··· DATA EXCERPT ···

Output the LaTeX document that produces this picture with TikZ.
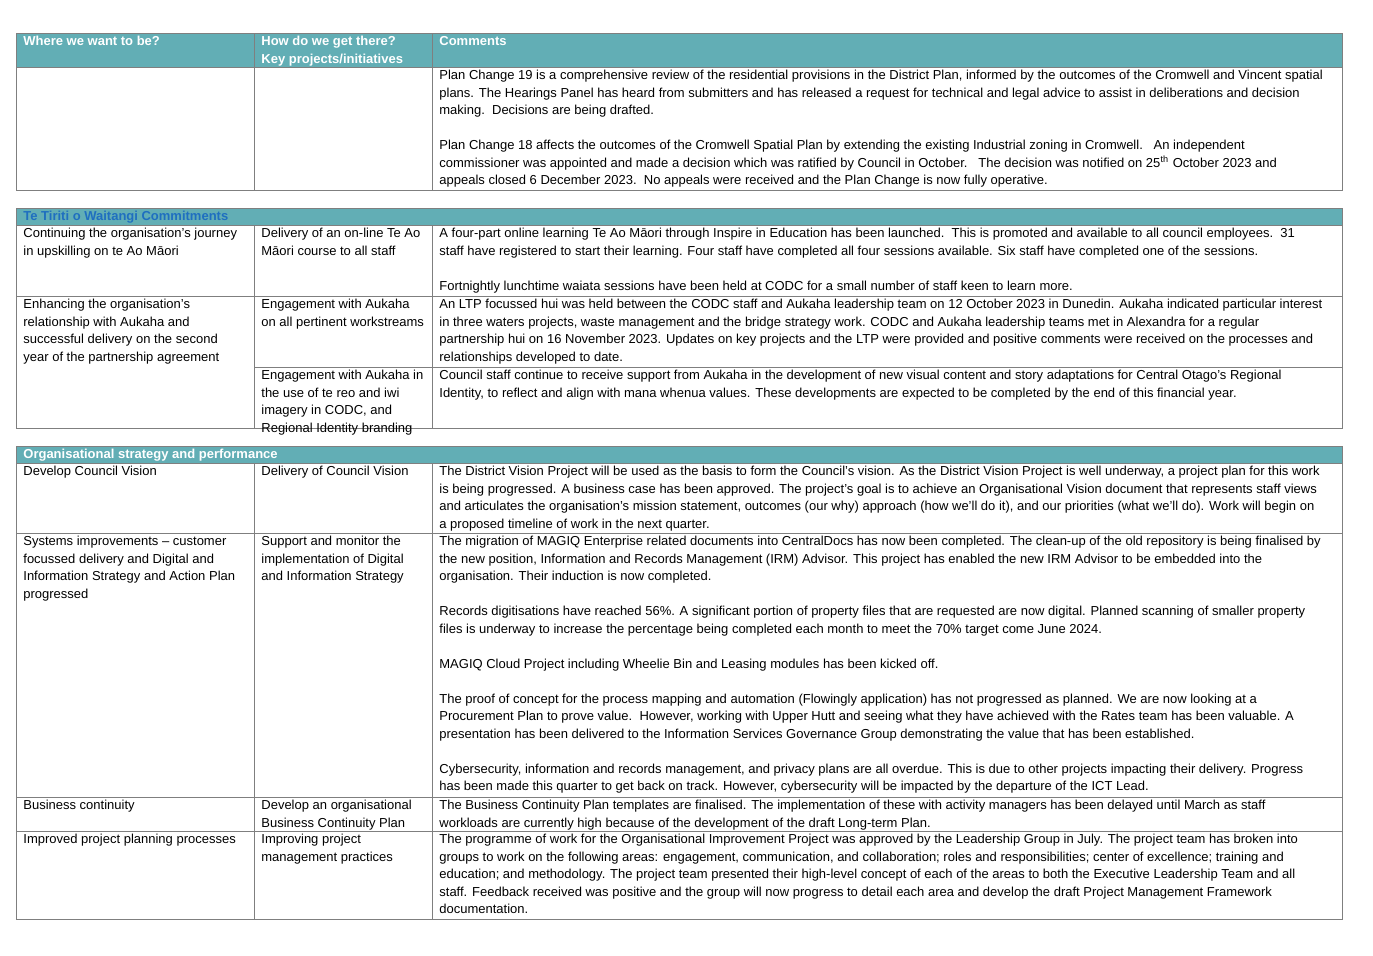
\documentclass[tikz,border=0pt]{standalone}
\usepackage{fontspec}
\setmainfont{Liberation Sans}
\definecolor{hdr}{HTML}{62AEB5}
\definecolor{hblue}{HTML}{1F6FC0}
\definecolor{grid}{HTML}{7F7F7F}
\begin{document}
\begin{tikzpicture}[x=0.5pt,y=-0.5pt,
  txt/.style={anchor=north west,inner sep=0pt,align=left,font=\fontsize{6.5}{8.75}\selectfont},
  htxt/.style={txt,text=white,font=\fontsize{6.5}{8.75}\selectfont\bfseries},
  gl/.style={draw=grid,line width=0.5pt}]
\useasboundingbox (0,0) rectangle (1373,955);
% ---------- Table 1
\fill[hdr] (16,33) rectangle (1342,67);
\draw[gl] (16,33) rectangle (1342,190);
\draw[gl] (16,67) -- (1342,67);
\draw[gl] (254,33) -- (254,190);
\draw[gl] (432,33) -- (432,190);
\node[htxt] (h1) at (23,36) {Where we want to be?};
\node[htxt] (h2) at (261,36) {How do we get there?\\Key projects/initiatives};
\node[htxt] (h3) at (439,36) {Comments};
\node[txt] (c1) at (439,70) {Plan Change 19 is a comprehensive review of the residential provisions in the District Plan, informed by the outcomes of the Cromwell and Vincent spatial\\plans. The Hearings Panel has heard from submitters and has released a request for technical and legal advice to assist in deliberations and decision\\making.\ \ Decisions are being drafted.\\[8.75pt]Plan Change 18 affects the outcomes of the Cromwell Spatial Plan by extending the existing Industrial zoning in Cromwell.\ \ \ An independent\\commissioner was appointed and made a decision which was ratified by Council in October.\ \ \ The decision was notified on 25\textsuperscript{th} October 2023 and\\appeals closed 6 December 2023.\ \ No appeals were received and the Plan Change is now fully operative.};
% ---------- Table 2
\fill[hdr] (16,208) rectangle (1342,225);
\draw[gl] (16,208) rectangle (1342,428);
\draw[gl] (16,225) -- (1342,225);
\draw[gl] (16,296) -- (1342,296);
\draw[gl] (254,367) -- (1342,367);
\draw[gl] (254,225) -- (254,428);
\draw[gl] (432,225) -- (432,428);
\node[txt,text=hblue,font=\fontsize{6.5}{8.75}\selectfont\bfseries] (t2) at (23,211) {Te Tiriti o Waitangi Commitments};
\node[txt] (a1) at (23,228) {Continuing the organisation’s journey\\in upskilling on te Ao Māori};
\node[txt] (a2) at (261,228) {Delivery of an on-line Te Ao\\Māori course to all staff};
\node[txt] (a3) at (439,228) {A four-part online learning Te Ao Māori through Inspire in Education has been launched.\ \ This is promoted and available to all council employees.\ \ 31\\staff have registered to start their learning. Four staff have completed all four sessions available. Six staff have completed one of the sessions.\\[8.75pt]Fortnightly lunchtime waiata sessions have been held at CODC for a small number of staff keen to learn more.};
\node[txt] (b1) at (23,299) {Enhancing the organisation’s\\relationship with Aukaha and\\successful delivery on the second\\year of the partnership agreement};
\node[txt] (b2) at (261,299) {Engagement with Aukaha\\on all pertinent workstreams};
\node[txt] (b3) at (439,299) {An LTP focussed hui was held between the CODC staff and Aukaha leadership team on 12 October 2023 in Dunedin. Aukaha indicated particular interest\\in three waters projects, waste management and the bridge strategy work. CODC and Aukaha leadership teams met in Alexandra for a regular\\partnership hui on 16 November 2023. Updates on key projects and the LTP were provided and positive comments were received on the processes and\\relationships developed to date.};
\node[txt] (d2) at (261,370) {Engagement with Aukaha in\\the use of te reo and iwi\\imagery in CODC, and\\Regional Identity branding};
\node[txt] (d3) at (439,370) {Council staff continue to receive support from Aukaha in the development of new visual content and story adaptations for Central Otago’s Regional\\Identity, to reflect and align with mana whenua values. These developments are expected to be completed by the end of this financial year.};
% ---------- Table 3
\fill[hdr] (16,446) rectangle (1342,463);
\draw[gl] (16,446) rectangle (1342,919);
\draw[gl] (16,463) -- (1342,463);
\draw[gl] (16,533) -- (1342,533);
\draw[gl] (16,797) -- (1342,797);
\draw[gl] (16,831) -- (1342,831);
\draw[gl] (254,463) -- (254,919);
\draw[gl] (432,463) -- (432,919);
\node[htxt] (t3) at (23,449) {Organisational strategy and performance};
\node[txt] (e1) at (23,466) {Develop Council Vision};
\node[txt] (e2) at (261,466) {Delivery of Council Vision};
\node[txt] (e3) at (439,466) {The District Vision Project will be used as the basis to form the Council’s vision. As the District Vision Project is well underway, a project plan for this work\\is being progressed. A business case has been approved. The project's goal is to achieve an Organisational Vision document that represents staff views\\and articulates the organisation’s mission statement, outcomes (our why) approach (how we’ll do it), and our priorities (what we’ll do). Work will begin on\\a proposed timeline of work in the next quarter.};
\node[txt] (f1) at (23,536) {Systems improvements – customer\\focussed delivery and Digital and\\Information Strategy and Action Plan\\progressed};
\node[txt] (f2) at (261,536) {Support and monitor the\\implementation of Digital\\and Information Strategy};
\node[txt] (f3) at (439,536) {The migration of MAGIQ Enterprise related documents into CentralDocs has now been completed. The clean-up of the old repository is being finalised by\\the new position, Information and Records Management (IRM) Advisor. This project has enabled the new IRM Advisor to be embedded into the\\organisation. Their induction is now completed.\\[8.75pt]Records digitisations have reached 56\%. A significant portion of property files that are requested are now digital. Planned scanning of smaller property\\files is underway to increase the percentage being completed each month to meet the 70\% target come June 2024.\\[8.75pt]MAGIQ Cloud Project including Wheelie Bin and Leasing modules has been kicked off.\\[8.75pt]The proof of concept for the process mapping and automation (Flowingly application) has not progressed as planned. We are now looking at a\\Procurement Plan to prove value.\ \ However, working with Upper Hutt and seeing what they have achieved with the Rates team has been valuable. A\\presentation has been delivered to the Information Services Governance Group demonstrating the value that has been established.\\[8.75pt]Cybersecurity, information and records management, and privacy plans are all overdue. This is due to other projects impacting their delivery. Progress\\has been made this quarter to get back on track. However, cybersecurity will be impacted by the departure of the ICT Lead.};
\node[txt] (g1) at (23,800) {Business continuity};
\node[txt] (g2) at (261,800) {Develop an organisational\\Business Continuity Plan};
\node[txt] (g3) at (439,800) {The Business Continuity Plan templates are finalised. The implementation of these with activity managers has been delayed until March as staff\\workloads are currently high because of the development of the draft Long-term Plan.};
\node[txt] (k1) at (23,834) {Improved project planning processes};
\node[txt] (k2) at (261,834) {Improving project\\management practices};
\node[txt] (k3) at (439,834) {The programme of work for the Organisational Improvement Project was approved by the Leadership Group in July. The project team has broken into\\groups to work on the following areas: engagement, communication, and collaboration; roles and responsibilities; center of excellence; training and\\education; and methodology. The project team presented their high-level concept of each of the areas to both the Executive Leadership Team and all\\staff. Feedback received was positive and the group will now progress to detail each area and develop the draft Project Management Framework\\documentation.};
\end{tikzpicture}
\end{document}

···

:: TASK STATEMENT ::
Leave out the pictures and reproduce the rest of the listing exactly.

:: SOLUTION FOR THIS PROBLEM ::
Output the LaTeX document that produces this picture with TikZ.
\documentclass[tikz,border=0pt]{standalone}
\usepackage{fontspec}
\setmainfont{Liberation Sans}
\definecolor{hdr}{HTML}{62AEB5}
\definecolor{hblue}{HTML}{1F6FC0}
\definecolor{grid}{HTML}{7F7F7F}
\begin{document}
\begin{tikzpicture}[x=0.5pt,y=-0.5pt,
  txt/.style={anchor=north west,inner sep=0pt,align=left,font=\fontsize{6.5}{8.75}\selectfont},
  htxt/.style={txt,text=white,font=\fontsize{6.5}{8.75}\selectfont\bfseries},
  gl/.style={draw=grid,line width=0.5pt}]
\useasboundingbox (0,0) rectangle (1373,955);
% ---------- Table 1
\fill[hdr] (16,33) rectangle (1342,67);
\draw[gl] (16,33) rectangle (1342,190);
\draw[gl] (16,67) -- (1342,67);
\draw[gl] (254,33) -- (254,190);
\draw[gl] (432,33) -- (432,190);
\node[htxt] (h1) at (23,36) {Where we want to be?};
\node[htxt] (h2) at (261,36) {How do we get there?\\Key projects/initiatives};
\node[htxt] (h3) at (439,36) {Comments};
\node[txt] (c1) at (439,70) {Plan Change 19 is a comprehensive review of the residential provisions in the District Plan, informed by the outcomes of the Cromwell and Vincent spatial\\plans. The Hearings Panel has heard from submitters and has released a request for technical and legal advice to assist in deliberations and decision\\making.\ \ Decisions are being drafted.\\[8.75pt]Plan Change 18 affects the outcomes of the Cromwell Spatial Plan by extending the existing Industrial zoning in Cromwell.\ \ \ An independent\\commissioner was appointed and made a decision which was ratified by Council in October.\ \ \ The decision was notified on 25\textsuperscript{th} October 2023 and\\appeals closed 6 December 2023.\ \ No appeals were received and the Plan Change is now fully operative.};
% ---------- Table 2
\fill[hdr] (16,208) rectangle (1342,225);
\draw[gl] (16,208) rectangle (1342,428);
\draw[gl] (16,225) -- (1342,225);
\draw[gl] (16,296) -- (1342,296);
\draw[gl] (254,367) -- (1342,367);
\draw[gl] (254,225) -- (254,428);
\draw[gl] (432,225) -- (432,428);
\node[txt,text=hblue,font=\fontsize{6.5}{8.75}\selectfont\bfseries] (t2) at (23,211) {Te Tiriti o Waitangi Commitments};
\node[txt] (a1) at (23,228) {Continuing the organisation’s journey\\in upskilling on te Ao Māori};
\node[txt] (a2) at (261,228) {Delivery of an on-line Te Ao\\Māori course to all staff};
\node[txt] (a3) at (439,228) {A four-part online learning Te Ao Māori through Inspire in Education has been launched.\ \ This is promoted and available to all council employees.\ \ 31\\staff have registered to start their learning. Four staff have completed all four sessions available. Six staff have completed one of the sessions.\\[8.75pt]Fortnightly lunchtime waiata sessions have been held at CODC for a small number of staff keen to learn more.};
\node[txt] (b1) at (23,299) {Enhancing the organisation’s\\relationship with Aukaha and\\successful delivery on the second\\year of the partnership agreement};
\node[txt] (b2) at (261,299) {Engagement with Aukaha\\on all pertinent workstreams};
\node[txt] (b3) at (439,299) {An LTP focussed hui was held between the CODC staff and Aukaha leadership team on 12 October 2023 in Dunedin. Aukaha indicated particular interest\\in three waters projects, waste management and the bridge strategy work. CODC and Aukaha leadership teams met in Alexandra for a regular\\partnership hui on 16 November 2023. Updates on key projects and the LTP were provided and positive comments were received on the processes and\\relationships developed to date.};
\node[txt] (d2) at (261,370) {Engagement with Aukaha in\\the use of te reo and iwi\\imagery in CODC, and\\Regional Identity branding};
\node[txt] (d3) at (439,370) {Council staff continue to receive support from Aukaha in the development of new visual content and story adaptations for Central Otago’s Regional\\Identity, to reflect and align with mana whenua values. These developments are expected to be completed by the end of this financial year.};
% ---------- Table 3
\fill[hdr] (16,446) rectangle (1342,463);
\draw[gl] (16,446) rectangle (1342,919);
\draw[gl] (16,463) -- (1342,463);
\draw[gl] (16,533) -- (1342,533);
\draw[gl] (16,797) -- (1342,797);
\draw[gl] (16,831) -- (1342,831);
\draw[gl] (254,463) -- (254,919);
\draw[gl] (432,463) -- (432,919);
\node[htxt] (t3) at (23,449) {Organisational strategy and performance};
\node[txt] (e1) at (23,466) {Develop Council Vision};
\node[txt] (e2) at (261,466) {Delivery of Council Vision};
\node[txt] (e3) at (439,466) {The District Vision Project will be used as the basis to form the Council’s vision. As the District Vision Project is well underway, a project plan for this work\\is being progressed. A business case has been approved. The project's goal is to achieve an Organisational Vision document that represents staff views\\and articulates the organisation’s mission statement, outcomes (our why) approach (how we’ll do it), and our priorities (what we’ll do). Work will begin on\\a proposed timeline of work in the next quarter.};
\node[txt] (f1) at (23,536) {Systems improvements – customer\\focussed delivery and Digital and\\Information Strategy and Action Plan\\progressed};
\node[txt] (f2) at (261,536) {Support and monitor the\\implementation of Digital\\and Information Strategy};
\node[txt] (f3) at (439,536) {The migration of MAGIQ Enterprise related documents into CentralDocs has now been completed. The clean-up of the old repository is being finalised by\\the new position, Information and Records Management (IRM) Advisor. This project has enabled the new IRM Advisor to be embedded into the\\organisation. Their induction is now completed.\\[8.75pt]Records digitisations have reached 56\%. A significant portion of property files that are requested are now digital. Planned scanning of smaller property\\files is underway to increase the percentage being completed each month to meet the 70\% target come June 2024.\\[8.75pt]MAGIQ Cloud Project including Wheelie Bin and Leasing modules has been kicked off.\\[8.75pt]The proof of concept for the process mapping and automation (Flowingly application) has not progressed as planned. We are now looking at a\\Procurement Plan to prove value.\ \ However, working with Upper Hutt and seeing what they have achieved with the Rates team has been valuable. A\\presentation has been delivered to the Information Services Governance Group demonstrating the value that has been established.\\[8.75pt]Cybersecurity, information and records management, and privacy plans are all overdue. This is due to other projects impacting their delivery. Progress\\has been made this quarter to get back on track. However, cybersecurity will be impacted by the departure of the ICT Lead.};
\node[txt] (g1) at (23,800) {Business continuity};
\node[txt] (g2) at (261,800) {Develop an organisational\\Business Continuity Plan};
\node[txt] (g3) at (439,800) {The Business Continuity Plan templates are finalised. The implementation of these with activity managers has been delayed until March as staff\\workloads are currently high because of the development of the draft Long-term Plan.};
\node[txt] (k1) at (23,834) {Improved project planning processes};
\node[txt] (k2) at (261,834) {Improving project\\management practices};
\node[txt] (k3) at (439,834) {The programme of work for the Organisational Improvement Project was approved by the Leadership Group in July. The project team has broken into\\groups to work on the following areas: engagement, communication, and collaboration; roles and responsibilities; center of excellence; training and\\education; and methodology. The project team presented their high-level concept of each of the areas to both the Executive Leadership Team and all\\staff. Feedback received was positive and the group will now progress to detail each area and develop the draft Project Management Framework\\documentation.};
\end{tikzpicture}
\end{document}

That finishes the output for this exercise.